:: Given exercise ::
Restate, exactly and without pictures, the lines from the start of the listing below through the line holding "['#4A7EBB', '#BE4B48', '#98B954', '#7D60A0', '#46AAC5'];".

:: Dataset records ::

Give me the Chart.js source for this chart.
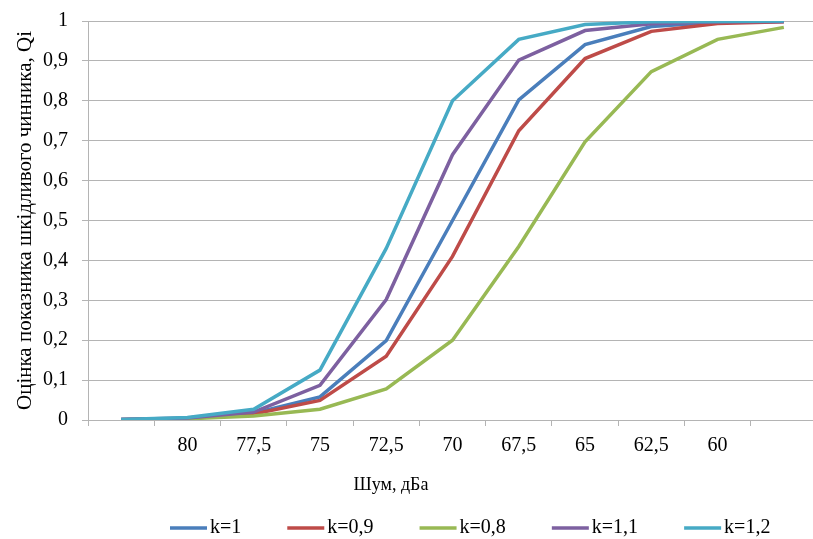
<!DOCTYPE html>
<html>
<head>
<meta charset="utf-8">
<script src="https://cdn.jsdelivr.net/npm/chart.js@4.4.0/dist/chart.umd.min.js"></script>
<style>
html,body{margin:0;padding:0;overflow:hidden;background:#fff;width:813px;height:539px;}
canvas{display:block;}
</style>
</head>
<body>
<canvas id="c" width="820" height="539"></canvas>
<script>
const categories = ['', '80', '77,5', '75', '72,5', '70', '67,5', '65', '62,5', '60', ''];
const seriesNames = ['k=1', 'k=0,9', 'k=0,8', 'k=1,1', 'k=1,2'];
const k1   = [0.001, 0.004, 0.017, 0.058, 0.199, 0.50, 0.802, 0.941, 0.986, 0.997, 0.999];
const k09  = [0.001, 0.004, 0.015, 0.049, 0.160, 0.41, 0.725, 0.906, 0.974, 0.994, 0.998];
const k08  = [0.000, 0.003, 0.010, 0.027, 0.078, 0.20, 0.435, 0.697, 0.873, 0.954, 0.984];
const k11  = [0.001, 0.005, 0.020, 0.087, 0.302, 0.665, 0.902, 0.976, 0.993, 0.998, 0.999];
const k12  = [0.001, 0.006, 0.027, 0.125, 0.430, 0.800, 0.954, 0.991, 0.998, 0.999, 1.000];
const yTickLabels = ['0', '0,1', '0,2', '0,3', '0,4', '0,5', '0,6', '0,7', '0,8', '0,9', '1'];
const xTitle = 'Шум, дБа';
const yTitle = 'Оцінка показника шкідливого чинника, Qi';
const colors = ['#4A7EBB', '#BE4B48', '#98B954', '#7D60A0', '#46AAC5'];

const FONT = '"Liberation Serif", "Times New Roman", serif';
const GRID = '#b4b4b4';
const values = [k1, k09, k08, k11, k12];

const datasets = values.map((v, i) => ({
  label: seriesNames[i],
  data: v,
  borderColor: colors[i],
  backgroundColor: colors[i],
  borderWidth: 3.5,
  pointRadius: 0,
  tension: 0,
  fill: false,
  order: values.length - i
}));

const customText = {
  id: 'customText',
  afterDraw(chart) {
    const ctx = chart.ctx;
    ctx.save();
    ctx.fillStyle = '#000';
    ctx.font = '18px ' + FONT;
    ctx.textBaseline = 'middle';
    ctx.textAlign = 'center';
    ctx.fillText(xTitle, 391, 485);
    // legend
    ctx.font = '20px ' + FONT;
    ctx.textAlign = 'left';
    let x = 170;
    const y = 528;
    chart.data.datasets.forEach((ds) => {
      ctx.strokeStyle = ds.borderColor;
      ctx.lineWidth = 3.5;
      ctx.beginPath();
      ctx.moveTo(x, y);
      ctx.lineTo(x + 37, y);
      ctx.stroke();
      ctx.fillText(ds.label, x + 40, y);
      x += 40 + ctx.measureText(ds.label).width + 46;
    });
    ctx.restore();
  }
};

new Chart(document.getElementById('c'), {
  type: 'line',
  data: { labels: categories, datasets: datasets },
  options: {
    responsive: false,
    animation: false,
    layout: { padding: { top: 21, right: 3, bottom: 0, left: 0 } },
    plugins: { legend: { display: false }, tooltip: { enabled: false } },
    scales: {
      x: {
        type: 'category',
        offset: true,
        grid: { display: true, drawOnChartArea: false, drawTicks: true, tickLength: 6, offset: true, color: GRID },
        border: { display: true, color: GRID, width: 1 },
        ticks: { autoSkip: false, maxRotation: 0, minRotation: 0, color: '#000', font: { family: FONT, size: 20 }, padding: 8 },
        afterFit(s) { s.height = 119; s.paddingLeft = 0; s.paddingRight = 0; }
      },
      y: {
        min: 0, max: 1,
        ticks: {
          stepSize: 0.1, color: '#000', font: { family: FONT, size: 20 }, padding: 14,
          callback: (v, i) => yTickLabels[i]
        },
        grid: { color: GRID, tickLength: 6, drawTicks: true },
        border: { display: true, color: GRID, width: 1 },
        title: { display: true, text: yTitle, color: '#000', font: { family: FONT, size: 21 }, padding: { top: 13, bottom: 0 } },
        afterFit(s) { s.width = 88; s.paddingTop = 0; s.paddingBottom = 0; }
      }
    }
  },
  plugins: [customText]
});
</script>
</body>
</html>
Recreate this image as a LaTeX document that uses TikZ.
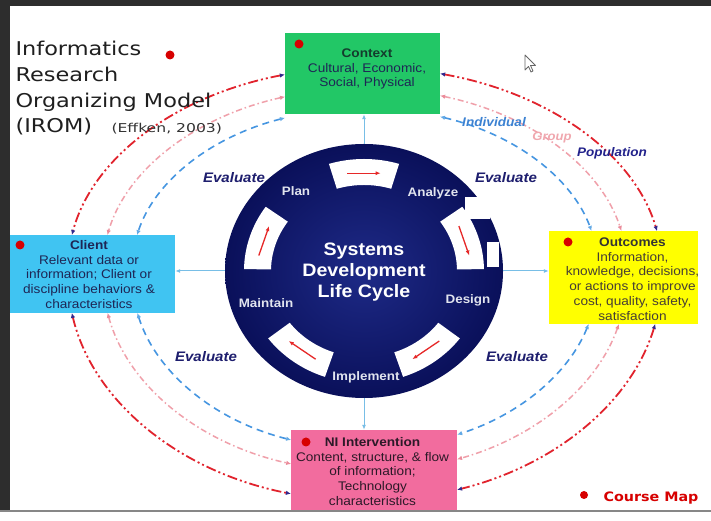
\documentclass[tikz,border=0pt]{standalone}
\usepackage{fontspec}
\setmainfont{Liberation Sans}
\newfontfamily\boxfont[FakeStretch=1.09]{Liberation Sans}
\newfontfamily\comicfont[FakeStretch=1.18]{DejaVu Sans}
\newfontfamily\effkenfont[FakeStretch=1.28]{DejaVu Sans}
\newfontfamily\mapfont[FakeStretch=1.1]{DejaVu Sans}
\usetikzlibrary{arrows.meta,shapes.geometric,calc}
\definecolor{darkframe}{RGB}{45,45,45}
\definecolor{framegray}{RGB}{135,135,135}
\definecolor{ctxgreen}{RGB}{34,199,102}
\definecolor{clientblue}{RGB}{64,196,242}
\definecolor{outyellow}{RGB}{255,255,0}
\definecolor{nipink}{RGB}{242,108,158}
\definecolor{dotred}{RGB}{215,0,0}
\definecolor{boxtxt}{RGB}{30,38,85}
\definecolor{ctxhead}{RGB}{20,60,45}
\definecolor{outtxt}{RGB}{70,62,52}
\definecolor{nitxt}{RGB}{45,25,40}
\definecolor{evalnavy}{RGB}{30,30,110}
\definecolor{indblue}{RGB}{60,130,210}
\definecolor{grppink}{RGB}{240,168,175}
\definecolor{popnavy}{RGB}{35,35,140}
\definecolor{redloopc}{RGB}{225,35,45}
\definecolor{pinkloopc}{RGB}{240,160,170}
\definecolor{blueloopc}{RGB}{70,150,225}
\definecolor{navyarr}{RGB}{50,40,140}
\definecolor{pinkarr}{RGB}{235,140,155}
\definecolor{bluearr}{RGB}{100,170,230}
\definecolor{linkblue}{RGB}{120,190,230}
\definecolor{ringin}{RGB}{30,42,135}
\definecolor{ringout}{RGB}{10,16,90}
\definecolor{labwhite}{RGB}{225,228,238}
\definecolor{segred}{RGB}{230,40,40}
\begin{document}
\begin{tikzpicture}[x=1pt,y=1pt,
  box/.style={rectangle,inner sep=0pt},
  boxtext/.style={align=center,font=\boxfont\fontsize{12.5}{14.8}\selectfont},
  reddot/.style={circle,fill=dotred,inner sep=0pt,minimum size=9pt},
  evallab/.style={font=\boxfont\bfseries\itshape\fontsize{13.8}{16}\selectfont,text=evalnavy},
  sdlclab/.style={font=\boxfont\bfseries\fontsize{12.3}{14}\selectfont,text=labwhite},
  titleline/.style={anchor=base west,font=\comicfont\fontsize{19}{22}\selectfont,text=black!88},
  redloop/.style={draw=redloopc,line width=1.8pt,dash pattern=on 10pt off 3pt on 2pt off 3pt on 2pt off 3pt,
    arrows={Latex[length=5pt,width=4.5pt,color=navyarr]-Latex[length=5pt,width=4.5pt,color=navyarr]}},
  pinkloop/.style={draw=pinkloopc,line width=1.5pt,dash pattern=on 6pt off 3pt on 1.5pt off 3pt,
    arrows={Latex[length=5pt,width=4.5pt,color=pinkarr]-Latex[length=5pt,width=4.5pt,color=pinkarr]}},
  blueloop/.style={draw=blueloopc,line width=1.6pt,dash pattern=on 7pt off 5pt,
    arrows={Latex[length=5pt,width=4.5pt,color=bluearr]-Latex[length=5pt,width=4.5pt,color=bluearr]}},
  link/.style={draw=linkblue,line width=1pt,-{Latex[length=5pt,width=4pt]}},
  segarrow/.style={draw=segred,line width=1.3pt,-{Latex[length=5pt,width=4pt]}}
]
\useasboundingbox (0,0) rectangle (711,521);
\fill[white] (0,0) rectangle (711,521);
\fill[darkframe] (0,515) rectangle (711,521);
\fill[darkframe] (0,10) rectangle (10,521);

% loop centre
\coordinate (loopc) at (365,249);

% ---------- loops ----------
% red (outer)
\draw[redloop] ($(loopc)+(105.6:298 and 205)$) arc[start angle=105.6,end angle=169.6,x radius=298,y radius=205];
\draw[redloop] ($(loopc)+(75.4:298 and 205)$) arc[start angle=75.4,end angle=11.5,x radius=298,y radius=205];
\draw[redloop] ($(loopc)+(190.3:298 and 229)$) arc[start angle=190.3,end angle=255.6,x radius=298,y radius=229];
\draw[redloop] ($(loopc)+(346.9:298 and 229)$) arc[start angle=346.9,end angle=288,x radius=298,y radius=229];
% pink (middle)
\draw[pinkloop] ($(loopc)+(107.7:263 and 184)$) arc[start angle=107.7,end angle=168.4,x radius=263,y radius=184];
\draw[pinkloop] ($(loopc)+(73.4:263 and 184)$) arc[start angle=73.4,end angle=12.9,x radius=263,y radius=184];
\draw[pinkloop] ($(loopc)+(191.8:263 and 200)$) arc[start angle=191.8,end angle=253.7,x radius=263,y radius=200];
\draw[pinkloop] ($(loopc)+(344.9:263 and 200)$) arc[start angle=344.9,end angle=290.5,x radius=263,y radius=200];
% blue (inner)
\draw[blueloop] ($(loopc)+(110:234 and 164)$) arc[start angle=110,end angle=167,x radius=234,y radius=164];
\draw[blueloop] ($(loopc)+(71.3:234 and 164)$) arc[start angle=71.3,end angle=14.5,x radius=234,y radius=164];
\draw[blueloop] ($(loopc)+(193.4:234 and 177)$) arc[start angle=193.4,end angle=251.6,x radius=234,y radius=177];
\draw[blueloop] ($(loopc)+(342.9:234 and 177)$) arc[start angle=342.9,end angle=293.2,x radius=234,y radius=177];

% ---------- boxes ----------
\node[box,fill=ctxgreen,minimum width=155pt,minimum height=81pt] (ctx) at (362.5,447.5) {};
\node[box,fill=clientblue,minimum width=165pt,minimum height=78pt] (client) at (92.5,247) {};
\node[box,fill=outyellow,minimum width=149pt,minimum height=93pt] (out) at (623.5,243.5) {};
\node[box,fill=nipink,minimum width=166pt,minimum height=81pt] (ni) at (374,50.5) {};

\node[boxtext,text=boxtxt] (ctxtext) at (367,452) {{\bfseries\color{ctxhead}Context}\\Cultural, Economic,\\Social, Physical};
\node[reddot] (ctxdot) at (299,477) {};
\node[boxtext,text=boxtxt] (clienttext) at (89,246.5) {{\bfseries Client}\\Relevant data or\\information; Client or\\discipline behaviors \&\\characteristics};
\node[reddot] (clientdot) at (20,276) {};
\node[boxtext,text=outtxt] (outtext) at (632.5,242) {{\bfseries\color{black!80}Outcomes}\\Information,\\knowledge, decisions,\\or actions to improve\\cost, quality, safety,\\satisfaction};
\node[reddot] (outdot) at (568,279) {};
\node[boxtext,text=nitxt] (nitext) at (372.5,49.5) {{\bfseries NI Intervention}\\Content, structure, \& flow\\of information;\\Technology\\characteristics};
\node[reddot] (nidot) at (306,79) {};

% ---------- SDLC circle ----------
\node[ellipse,minimum width=278pt,minimum height=254pt,inner sep=0pt,inner color=ringin,outer color=ringout] (sdlc) at (364,250) {};
\foreach \p in {90,18,-54,-126,162}{
  \fill[white] ($(sdlc.center)+(\p-17:120 and 112)$) arc[start angle=\p-17,end angle=\p+17,x radius=120,y radius=112]
     -- ($(sdlc.center)+(\p+17:93 and 86)$) arc[start angle=\p+17,end angle=\p-17,x radius=93,y radius=86] -- cycle;
  \draw[segarrow] ($(sdlc.center)+(\p+9:106.5 and 99)$) -- ($(sdlc.center)+(\p-9:106.5 and 99)$);
}
\node[align=center,text=white,font=\boxfont\bfseries\fontsize{18}{21}\selectfont] (sdlctext) at (364,249) {Systems\\Development\\Life Cycle};
\node[sdlclab] (plan) at (296,330) {Plan};
\node[sdlclab] (analyze) at (433,328) {Analyze};
\node[sdlclab] (design) at (468,221) {Design};
\node[sdlclab] (implement) at (366,144) {Implement};
\node[sdlclab] (maintain) at (266,218) {Maintain};
\fill[white] (465,302) rectangle (490,324);
\fill[white] (487,254) rectangle (499,279);

% ---------- links ----------
\draw[link] (sdlc.north) -- (sdlc.north |- ctx.south);
\draw[link] (sdlc.west) -- (sdlc.west -| client.east);
\draw[link] (sdlc.east) -- (sdlc.east -| out.west);
\draw[link] (sdlc.south) -- (sdlc.south |- ni.north);

% ---------- labels ----------
\node[evallab] (ev1) at (234,343) {Evaluate};
\node[evallab] (ev2) at (506,343) {Evaluate};
\node[evallab] (ev3) at (206,164) {Evaluate};
\node[evallab] (ev4) at (517,164) {Evaluate};
\node[font=\boxfont\bfseries\itshape\fontsize{12.5}{14}\selectfont,text=indblue] (indiv) at (494,399) {Individual};
\node[font=\boxfont\bfseries\itshape\fontsize{12}{14}\selectfont,text=grppink] (group) at (552,383) {Group};
\node[font=\boxfont\bfseries\itshape\fontsize{12.4}{14}\selectfont,text=popnavy] (popul) at (612,368) {Population};

% ---------- title ----------
\node[titleline] (t1) at (12,465) {Informatics};
\node[titleline] (t2) at (12,439) {Research};
\node[titleline] (t3) at (12,413) {Organizing Model};
\node[titleline] (t4) at (12,388) {(IROM)};
\node[anchor=base west,font=\effkenfont\fontsize{12.2}{14}\selectfont,text=black!80] (t5) at (108,388) {(Effken, 2003)};
\node[reddot] (titledot) at (170,466) {};

% ---------- course map ----------
\node[reddot,minimum size=8pt] (mapdot) at (584,26) {};
\node[anchor=base west,font=\mapfont\bfseries\fontsize{13}{15}\selectfont,text=dotred] (coursemap) at (600,19.5) {Course Map};

% ---------- cursor ----------
\draw[black!60,fill=white,line width=0.8pt,line join=round] (525,466) -- ++(0,-15) -- ++(3.5,3.5) -- ++(2.5,-5.5) -- ++(2,1) -- ++(-2.5,5.5) -- ++(5,0) -- cycle;

% bottom frame line
\fill[white] (0,0) rectangle (711,9);
\fill[framegray] (0,9) rectangle (711,11);
\end{tikzpicture}
\end{document}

:: Written solution ::
Give me the Chart.js source for this chart.
<!DOCTYPE html>
<html>
<head>
<meta charset="utf-8">
<script src="https://cdn.jsdelivr.net/npm/chart.js@4.4.0/dist/chart.umd.min.js"></script>
<style>
html,body{margin:0;padding:0;overflow:hidden;background:#fff;width:813px;height:539px;}
canvas{display:block;}
</style>
</head>
<body>
<canvas id="c" width="820" height="539"></canvas>
<script>
const categories = ['', '80', '77,5', '75', '72,5', '70', '67,5', '65', '62,5', '60', ''];
const seriesNames = ['k=1', 'k=0,9', 'k=0,8', 'k=1,1', 'k=1,2'];
const k1   = [0.001, 0.004, 0.017, 0.058, 0.199, 0.50, 0.802, 0.941, 0.986, 0.997, 0.999];
const k09  = [0.001, 0.004, 0.015, 0.049, 0.160, 0.41, 0.725, 0.906, 0.974, 0.994, 0.998];
const k08  = [0.000, 0.003, 0.010, 0.027, 0.078, 0.20, 0.435, 0.697, 0.873, 0.954, 0.984];
const k11  = [0.001, 0.005, 0.020, 0.087, 0.302, 0.665, 0.902, 0.976, 0.993, 0.998, 0.999];
const k12  = [0.001, 0.006, 0.027, 0.125, 0.430, 0.800, 0.954, 0.991, 0.998, 0.999, 1.000];
const yTickLabels = ['0', '0,1', '0,2', '0,3', '0,4', '0,5', '0,6', '0,7', '0,8', '0,9', '1'];
const xTitle = 'Шум, дБа';
const yTitle = 'Оцінка показника шкідливого чинника, Qi';
const colors = ['#4A7EBB', '#BE4B48', '#98B954', '#7D60A0', '#46AAC5'];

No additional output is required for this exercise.